Mi sono anche data una risposta: no. E non lo dico per mera convinzione personale, ma perché mi pare che sia sufficiente dare un’occhiata in giro per rendersi conto che non è un momento propizio alla trattazione di certi argomenti. Non parlo tanto della frecciatina anticattolica (deliziosa, ne converrete), quanto piuttosto dell’evocazione di certi nomi sulfurei che ancora riesce a scatenare furori degni di miglior causa: perché, sinceramente, se tutto quello che un gruppo “politico” riesce a produrre è una conferenza su un personaggio discutibile o una scritta su un muro nella ricorrenza di un evento storico del secolo scorso, credo che le istituzioni democratiche possano dormire sonni tranquilli.

Più preoccupante per le medesime istituzioni potrebbe essere invece la voglia matta di fare storia portata recentemente alla ribalta dal caso Claudio Moffa — ottimo spunto per ribadire che non è il negazionismo olocaustico la pietra dello scandalo, bensì la pretesa di proibire la ricerca storica su un qualsivoglia tema. Al riguardo, la più corretta formulazione del problema mi sembra quella espressa nel famoso “appello per la libertà di fare storia” pubblicato il 13 dicembre 2005 sul quotidiano francese Libération e firmato da nomi illustri — Elisabeth Badinter, Marc Ferro, Jacques Le Goff, Emmanuel Leroy Ladurie, Pierre Milza, Jean-Pierre Vernant, Paul Veyne e Pierre Vidal-Naquet, fra gli altri.
Nell’appello e nelle puntualizzazioni che lo accompagnano si ribadiscono considerazioni che, senza andare a scomodare la categoria alta delle “verità fondamentali”, attengono semplicemente alla sfera del senso comune: la storia non è una religione, non è la morale, non è schiava dell’attualità, non è la memoria, non è un oggetto giuridico. Al contrario, la conoscenza storica è un’esigenza democratica — cioè del demos nella sua accezione più piena di popolo stanziato su di un territorio e unito da un patrimonio comune:

«la storia non è proprietà esclusiva degli storici. Tutto il contrario. [Questo appello] chiede libertà per la storia: non per gli storici. La storia non appartiene loro più di quanto appartenga ai politici. Le memorie sono plurali, frammentate, troppo spesso passionali e partigiane. La storia, dal canto suo, è critica e laica: essa è il bene di tutti. È proprio per preservare la libertà d’espressione e garantire a tutti il diritto di accedere alla conoscenza dei dati storici acquisiti in virtù di un lavoro scientifico liberato dal peso delle circostanze che i firmatari di questo appello si levano contro la proclamazione di verità ufficiali, indegne di un regime democratico. Che siano ricercatori o docenti, gli storici esercitano una funzione tale da crear loro più responsabilità che diritti: e lo sanno benissimo. […] Se hanno ricordato che non sta ai parlamentari stabilire la verità storica, l’hanno fatto richiamandosi a una regola giuridica imposta dalla Costituzione, a un imperativo scientifico di ricerca critica e ad un’esigenza civica» (la traduzione è mia).

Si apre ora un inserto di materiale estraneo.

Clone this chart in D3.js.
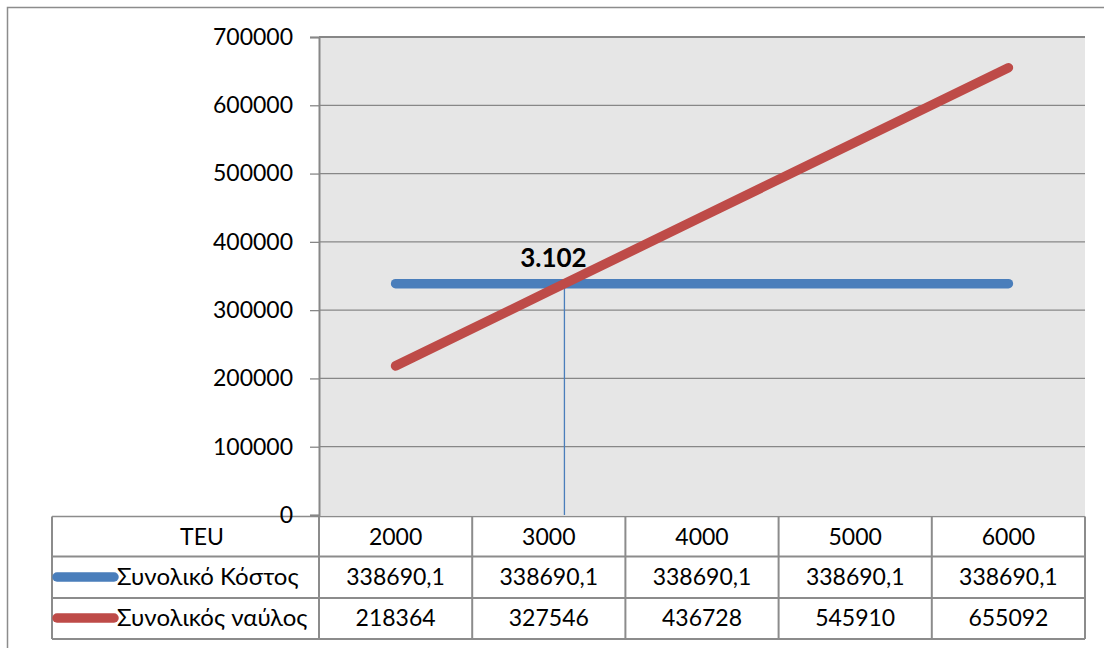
<!DOCTYPE html>
<html>
<head>
<meta charset="utf-8">
<script src="https://cdn.jsdelivr.net/npm/d3@7/dist/d3.min.js"></script>
<style>
  html, body { margin: 0; padding: 0; background: #ffffff; }
  svg { display: block; }
  text { font-family: Lato, "Open Sans", "Noto Sans", sans-serif; fill: #000; }
</style>
</head>
<body>
<svg id="chart" width="1104" height="648"></svg>
<script>
// TEU volumes (categories of the x axis / table header)
const teu = [2000, 3000, 4000, 5000, 6000];
// Series values
const totalCost = [338690.1, 338690.1, 338690.1, 338690.1, 338690.1];
const totalFreight = [218364, 327546, 436728, 545910, 655092];
// Series names
const seriesNames = ["Συνολικό Κόστος", "Συνολικός ναύλος"];
// Y axis ticks
const yTicks = [0, 100000, 200000, 300000, 400000, 500000, 600000, 700000];
// Break-even volume and its label
const breakEven = [3102];
const breakEvenLabel = ["3.102"];

const colors = { cost: "#4A7EBB", freight: "#BE4B48", grid: "#878787", border: "#8C8C8C" };

const svg = d3.select("#chart");
const plot = { left: 319, right: 1085, top: 37, bottom: 515 };
const table = { left: 52, top: 516.5, rowBottoms: [556.5, 598, 639] };

// Outer chart frame
svg.append("rect")
  .attr("x", 7.5).attr("y", 7.5).attr("width", 1110).attr("height", 660)
  .attr("fill", "#fff").attr("stroke", colors.border).attr("stroke-width", 1.5);

// Scales
const xBand = d3.scaleBand().domain(teu).range([plot.left, plot.right]);
const step = xBand.step();
const xLin = d3.scaleLinear()
  .domain([teu[0] - 500, teu[teu.length - 1] + 500])
  .range([plot.left, plot.right]);
const y = d3.scaleLinear().domain([0, 700000]).range([plot.bottom, plot.top]);

// Plot background
svg.append("rect")
  .attr("x", plot.left).attr("y", plot.top)
  .attr("width", plot.right - plot.left).attr("height", plot.bottom - plot.top)
  .attr("fill", "#E6E6E6");

// Horizontal gridlines
svg.append("g").selectAll("line").data(yTicks.filter(d => d > 0)).join("line")
  .attr("x1", plot.left).attr("x2", plot.right)
  .attr("y1", d => y(d)).attr("y2", d => y(d))
  .attr("stroke", colors.grid).attr("stroke-width", d => d === 700000 ? 2 : 1.3);

// Data table grid
const tg = svg.append("g");
const colEdges = [table.left, ...teu.map(d => xBand(d)), plot.right];
const rowEdges = [table.top, ...table.rowBottoms];
rowEdges.forEach((ry, i) => {
  tg.append("line")
    .attr("x1", table.left).attr("x2", plot.right)
    .attr("y1", ry).attr("y2", ry)
    .attr("stroke", colors.border).attr("stroke-width", i === 0 ? 1.5 : 2);
});
colEdges.forEach(cx => {
  tg.append("line")
    .attr("x1", cx).attr("x2", cx)
    .attr("y1", table.top).attr("y2", table.rowBottoms[2])
    .attr("stroke", colors.border).attr("stroke-width", 2);
});

// Y axis
const yAxis = d3.axisLeft(y).tickValues(yTicks).tickSize(9).tickPadding(17)
  .tickFormat(d3.format("d"));
const ya = svg.append("g").attr("transform", `translate(${plot.left},0)`).call(yAxis);
ya.select(".domain").attr("stroke", colors.grid).attr("stroke-width", 2);
ya.selectAll(".tick line").attr("stroke", colors.grid).attr("stroke-width", 1.3);
ya.selectAll(".tick text")
  .attr("font-size", 23).attr("fill", "#000")
  .style("font-family", "Lato, 'Open Sans', sans-serif");
// White backing behind the "0" label where it crosses the table border
ya.selectAll(".tick").filter(d => d === 0).insert("rect", "text")
  .attr("x", -47).attr("y", -8).attr("width", 29).attr("height", 6).attr("fill", "#fff");

// Break-even drop line
svg.append("line")
  .attr("x1", xLin(breakEven[0])).attr("x2", xLin(breakEven[0]))
  .attr("y1", y(totalCost[0])).attr("y2", plot.bottom)
  .attr("stroke", colors.cost).attr("stroke-width", 1.3);

// Series lines
const line = vals => d3.line()
  .x((d, i) => xBand(teu[i]) + step / 2)
  .y(d => y(d))(vals);

svg.append("path").attr("d", line(totalCost))
  .attr("fill", "none").attr("stroke", colors.cost)
  .attr("stroke-width", 9.5).attr("stroke-linecap", "round");
svg.append("path").attr("d", line(totalFreight))
  .attr("fill", "none").attr("stroke", colors.freight)
  .attr("stroke-width", 9.5).attr("stroke-linecap", "round");

// Break-even label
svg.append("text")
  .attr("x", xLin(breakEven[0]) - 11).attr("y", y(totalCost[0]) - 17)
  .attr("text-anchor", "middle").attr("font-size", 26).attr("font-weight", "bold")
  .text(breakEvenLabel[0]);

// Table contents
const rowMid = [536.5, 577, 618];
svg.append("text")
  .attr("x", 202).attr("y", rowMid[0]).attr("dy", "0.35em")
  .attr("text-anchor", "middle").attr("font-size", 23).text("TEU");

svg.append("g").selectAll("text").data(teu).join("text")
  .attr("x", d => xBand(d) + step / 2).attr("y", rowMid[0]).attr("dy", "0.35em")
  .attr("text-anchor", "middle").attr("font-size", 23).text(d => d);

const fmt = v => String(v).replace(".", ",");
[totalCost, totalFreight].forEach((vals, r) => {
  svg.append("g").selectAll("text").data(vals).join("text")
    .attr("x", (d, i) => xBand(teu[i]) + step / 2).attr("y", rowMid[r + 1]).attr("dy", "0.35em")
    .attr("text-anchor", "middle").attr("font-size", 23).text(fmt);
  // legend key
  svg.append("line")
    .attr("x1", 57).attr("x2", 114)
    .attr("y1", rowMid[r + 1]).attr("y2", rowMid[r + 1])
    .attr("stroke", r === 0 ? colors.cost : colors.freight)
    .attr("stroke-width", 9.5).attr("stroke-linecap", "round");
  svg.append("text")
    .attr("x", 117).attr("y", rowMid[r + 1]).attr("dy", "0.35em")
    .attr("font-size", 24).text(seriesNames[r]);
});
</script>
</body>
</html>
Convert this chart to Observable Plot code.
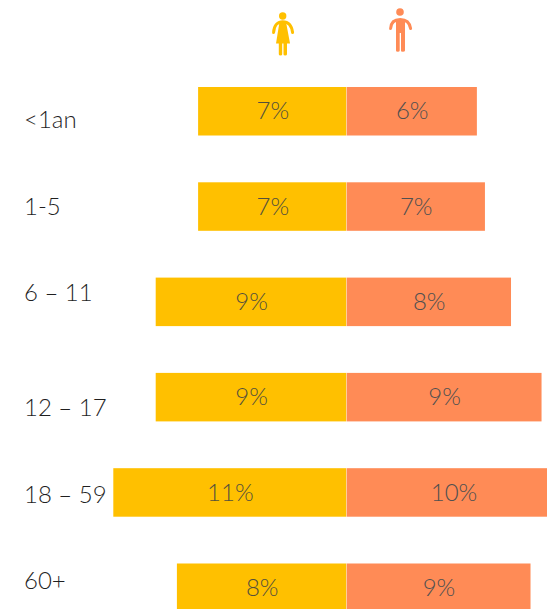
<!DOCTYPE html>
<html><head><meta charset="utf-8">
<style>html,body{margin:0;padding:0;background:#fff;overflow:hidden}svg{display:block}</style>
<script src="https://cdn.jsdelivr.net/npm/d3@7"></script>
<script src="https://cdn.jsdelivr.net/npm/@observablehq/plot@0.6"></script>
</head><body><div id="chart"></div>
<script>
const ageGroups = ["<1an", "1-5", "6 – 11", "12 – 17", "18 – 59", "60+"];
const women = [7, 7, 9, 9, 11, 8];
const men = [6.15, 6.53, 7.76, 9.2, 10.1, 8.68];

const yellow = "#FFC000", orange = "#FF8B56";
const W = 547, H = 609, pxPerPct = 21.2, zeroPx = 346.5;
const labelNudge = [9, 0, -9, 11, 2.5, -6.5];
const font = "Lato, 'Open Sans', sans-serif";

const rows = ageGroups.map((age, i) => ({age, women: women[i], men: men[i]}));

function icons() {
  const g = d3.create("svg:g");
  const w = g.append("g").attr("fill", yellow);
  w.append("circle").attr("cx", 282.7).attr("cy", 16).attr("r", 3.7);
  w.append("path").attr("d", "M273.6 32.5C274 25 278 21.8 282.7 21.8S291.6 25 292.6 32.5").attr("fill", "none").attr("stroke", yellow).attr("stroke-width", 3).attr("stroke-linecap", "round");
  w.append("path").attr("d", "M279.5 22H286L290 43.5H276Z");
  w.append("path").attr("d", "M278.8 43H282.2V54.2Q282.2 55.4 280.5 55.4T278.8 54.2ZM283.5 43H287V54.2Q287 55.4 285.2 55.4T283.5 54.2Z");
  const m = g.append("g").attr("fill", orange);
  m.append("circle").attr("cx", 400).attr("cy", 12).attr("r", 3.8);
  m.append("path").attr("d", "M390.6 28.5C391 22 395 19.5 400.2 19.5S409.6 22 410.6 28.5").attr("fill", "none").attr("stroke", orange).attr("stroke-width", 3).attr("stroke-linecap", "round");
  m.append("path").attr("d", "M396 19H405V50.5Q405 51.8 402.8 51.8T401 50.5V33H399.7V50.5Q399.7 51.8 397.8 51.8T396 50.5Z");
  return g.node();
}

const plot = Plot.plot({
  width: W, height: H,
  margin: 0,
  x: {axis: null, domain: [-zeroPx / pxPerPct, (W - zeroPx) / pxPerPct], range: [0, W]},
  y: {axis: null, domain: ageGroups, range: [87, 612], paddingInner: 0.491, paddingOuter: 0, round: false},
  marks: [
    Plot.barX(rows, {x1: 0, x2: d => -d.women, y: "age", fill: yellow, insetRight: 0.2}),
    Plot.barX(rows, {x1: 0, x2: "men", y: "age", fill: orange, insetLeft: 0.2}),
    Plot.text(rows, {x: d => -d.women / 2, y: "age", text: d => Math.round(d.women) + "%", fill: "#54503c", fontSize: 24, letterSpacing: -1, fontWeight: 300, fontFamily: font}),
    Plot.text(rows, {x: d => d.men / 2, y: "age", text: d => Math.round(d.men) + "%", fill: "#505050", fontSize: 24, letterSpacing: -1, fontWeight: 300, fontFamily: font}),
    ...ageGroups.map((a, i) => Plot.text([a], {y: d => d, text: d => d, frameAnchor: "left", dx: 23.5, dy: labelNudge[i], textAnchor: "start", fill: "#1f1f1f", fontSize: 24, letterSpacing: -0.8, fontWeight: 300, fontFamily: font})),
    icons
  ]
});
document.getElementById("chart").append(plot);
</script></body></html>
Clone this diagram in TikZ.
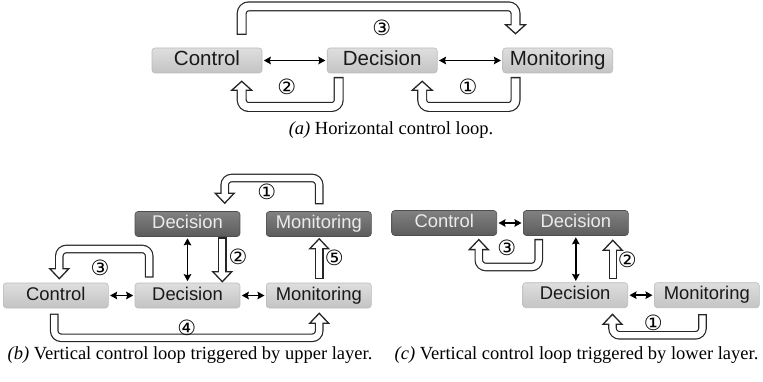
\documentclass[tikz,border=0pt]{standalone}
\usepackage{fontspec}
\setmainfont{Liberation Serif}
\setsansfont{Liberation Sans}
\newfontfamily\symfont{DejaVu Sans}
\usetikzlibrary{arrows.meta,calc}
\definecolor{lighttop}{HTML}{DEDEDE}
\definecolor{lightbot}{HTML}{C4C4C4}
\definecolor{lightedge}{HTML}{BBBBBB}
\definecolor{darktop}{HTML}{818181}
\definecolor{darkbot}{HTML}{5C5C5C}
\definecolor{darkedge}{HTML}{4E4E4E}
\definecolor{bandline}{HTML}{262626}
% geometry of the hollow (outlined) arrows
\def\bandw{10}\def\bandcw{7.6}\def\headw{10}\def\headl{9}
\tikzset{
  box/.style={rounded corners=3pt, minimum height=25pt, minimum width=105pt, inner sep=0pt,
    font=\sffamily\fontsize{18.4}{20}\selectfont, text height=13pt, text depth=3.8pt, line width=0.6pt},
  wide/.style={minimum width=110pt, font=\sffamily\fontsize{20.5}{22}\selectfont, text height=14.6pt, text depth=4.2pt},
  lightbox/.style={box, draw=lightedge, top color=lighttop, bottom color=lightbot, text=black!90},
  darkbox/.style={box, draw=darkedge, top color=darktop, bottom color=darkbot, text=white!92!black},
  link/.style={line width=1.9pt, {Stealth[length=7pt,width=7.5pt,inset=1pt]}-{Stealth[length=7pt,width=7.5pt,inset=1pt]},
    shorten <=1.5pt, shorten >=1.5pt},
  bandedge/.style={line width=\bandw pt, draw=bandline, rounded corners=7pt, shorten <=-1.3pt},
  bandcore/.style={line width=\bandcw pt, draw=white, rounded corners=7pt, shorten >=-1.8pt},
  headshape/.style={fill=white, draw=bandline, line width=1.3pt, line join=miter},
  num/.style={font=\symfont\fontsize{21}{21}\selectfont, inner sep=0pt},
  caption/.style={font=\fontsize{18.5}{20}\selectfont, inner sep=0pt, anchor=base},
}
% #1 path from start to the base of the head, #2 head base, #3 heading angle
\newcommand\hollowarrow[3]{%
  \draw[bandedge] #1;
  \begin{scope}[shift={(#2)}, rotate=#3]
    \draw[headshape] (0,-\headw pt) -- (\headl pt,0) -- (0,\headw pt) -- cycle;
  \end{scope}
  \draw[bandcore] #1;
}
\begin{document}
\begin{tikzpicture}[x=1pt,y=1pt]
\useasboundingbox (0,0) rectangle (763,-382);

% ---------- (a) horizontal loop ----------
\node[lightbox, wide] (ctlA) at (207,-60.5) {Control};
\node[lightbox, wide] (decA) at (382.2,-60.5) {Decision};
\node[lightbox, wide] (monA) at (557.7,-60.5) {Monitoring};
\draw[link] (ctlA.east) -- (decA.west);
\draw[link] (decA.east) -- (monA.west);

\coordinate (a3s) at ($(ctlA.north)+(34.7,14)$);
\coordinate (a3b) at ($(monA.north)+(-42.2,23)$);
\hollowarrow{(a3s) -- ++(0,27.3) -| (a3b)}{a3b}{-90}
\coordinate (a2s) at ($(decA.south)+(-43.5,-5)$);
\coordinate (a2b) at ($(ctlA.south)+(34.7,-17)$);
\hollowarrow{(a2s) -- ++(0,-28.7) -| (a2b)}{a2b}{90}
\coordinate (a1s) at ($(monA.south)+(-42.2,-5)$);
\coordinate (a1b) at ($(decA.south)+(40,-17)$);
\hollowarrow{(a1s) -- ++(0,-28.7) -| (a1b)}{a1b}{90}

\node[num] (na3) at (381.7,-28) {③};
\node[num] (na2) at (286.7,-87) {②};
\node[num] (na1) at (468,-87) {①};
\node[caption] (capA) at (391,-135) {\textit{(a)} Horizontal control loop.};

% ---------- (b) loop triggered by the upper layer ----------
\def\bandw{8.6}\def\bandcw{6.2}\def\headw{9.5}\def\headl{10}
\node[darkbox] (decT) at (187.5,-224) {Decision};
\node[darkbox] (monT) at (318.8,-224) {Monitoring};
\node[lightbox] (ctlB) at (55.8,-295.5) {Control};
\node[lightbox] (decB) at (187.5,-295.5) {Decision};
\node[lightbox] (monB) at (318.8,-295.5) {Monitoring};
\draw[link] (ctlB.east) -- (decB.west);
\draw[link] (decB.east) -- (monB.west);
\draw[link] (decT.south) -- (decB.north);

\coordinate (b2s) at ($(decT.south)+(34.8,-2)$);
\coordinate (b2b) at ($(decB.north)+(34.8,11)$);
\hollowarrow{(b2s) -- (b2b)}{b2b}{-90}
\coordinate (b5s) at ($(monB.north)+(0.4,5)$);
\coordinate (b5b) at ($(monT.south)+(0.4,-12)$);
\hollowarrow{(b5s) -- (b5b)}{b5b}{90}
\coordinate (b1s) at ($(monT.north)+(0.4,8.2)$);
\coordinate (b1b) at ($(decT.north)+(37.2,18)$);
\hollowarrow{(b1s) -- ++(0,25) -| (b1b)}{b1b}{-90}
\coordinate (b3s) at ($(decB.north)+(-38.3,6.3)$);
\coordinate (b3b) at ($(ctlB.north)+(3.5,14)$);
\hollowarrow{(b3s) -- ++(0,27.4) -| (b3b)}{b3b}{-90}
\coordinate (b4s) at ($(ctlB.south)+(-1.6,-6.5)$);
\coordinate (b4b) at ($(monB.south)+(0.4,-15)$);
\hollowarrow{(b4s) -- ++(0,-23) -| (b4b)}{b4b}{90}

\node[num] (nb1) at (266.7,-191.7) {①};
\node[num] (nb2) at (238,-257) {②};
\node[num] (nb3) at (100,-267.7) {③};
\node[num] (nb4) at (186.7,-328) {④};
\node[num] (nb5) at (334.3,-258) {⑤};
\node[caption] (capB) at (190,-359) {\textit{(b)} Vertical control loop triggered by upper layer.};

% ---------- (c) loop triggered by the lower layer ----------
\node[darkbox] (ctlC) at (444.2,-223) {Control};
\node[darkbox] (decC) at (575.8,-223) {Decision};
\node[lightbox] (decL) at (575.2,-295.2) {Decision};
\node[lightbox] (monC) at (706.8,-295.2) {Monitoring};
\draw[link] (ctlC.east) -- (decC.west);
\draw[link] (decL.east) -- (monC.west);
\draw[link] (decC.south) -- (decC.south |- decL.north);

\coordinate (c2s) at ($(decL.north)+(37.6,4.4)$);
\coordinate (c2b) at ($(decC.south)+(37,-14.5)$);
\hollowarrow{(c2s) -- (c2b)}{c2b}{90}
\coordinate (c3s) at ($(decC.south)+(-37.1,-4.5)$);
\coordinate (c3b) at ($(ctlC.south)+(34.6,-13.8)$);
\hollowarrow{(c3s) -- ++(0,-26.7) -| (c3b)}{c3b}{90}
\coordinate (c1s) at ($(monC.south)+(-4.3,-7.3)$);
\coordinate (c1b) at ($(decL.south)+(37.3,-16.3)$);
\hollowarrow{(c1s) -- ++(0,-20) -| (c1b)}{c1b}{90}

\node[num] (nc2) at (627.3,-260) {②};
\node[num] (nc3) at (506.7,-248.3) {③};
\node[num] (nc1) at (653.3,-323.3) {①};
\node[caption] (capC) at (576.5,-359) {\textit{(c)} Vertical control loop triggered by lower layer.};
\end{tikzpicture}
\end{document}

Sono lieta di precisare che sottoscrivo questo appello degli storici francesi fino all’ultima virgola: ed è per i motivi in esso contenuti che, a suo tempo, firmai io stessa un altro appello meno famoso ma certo più famigerato; e a giudicare da quel che si vede e sente in giro non posso fare a meno di trovare sempre più vere le parole di Henri de Montherlant: «La libertà esiste sempre: basta pagarne il prezzo».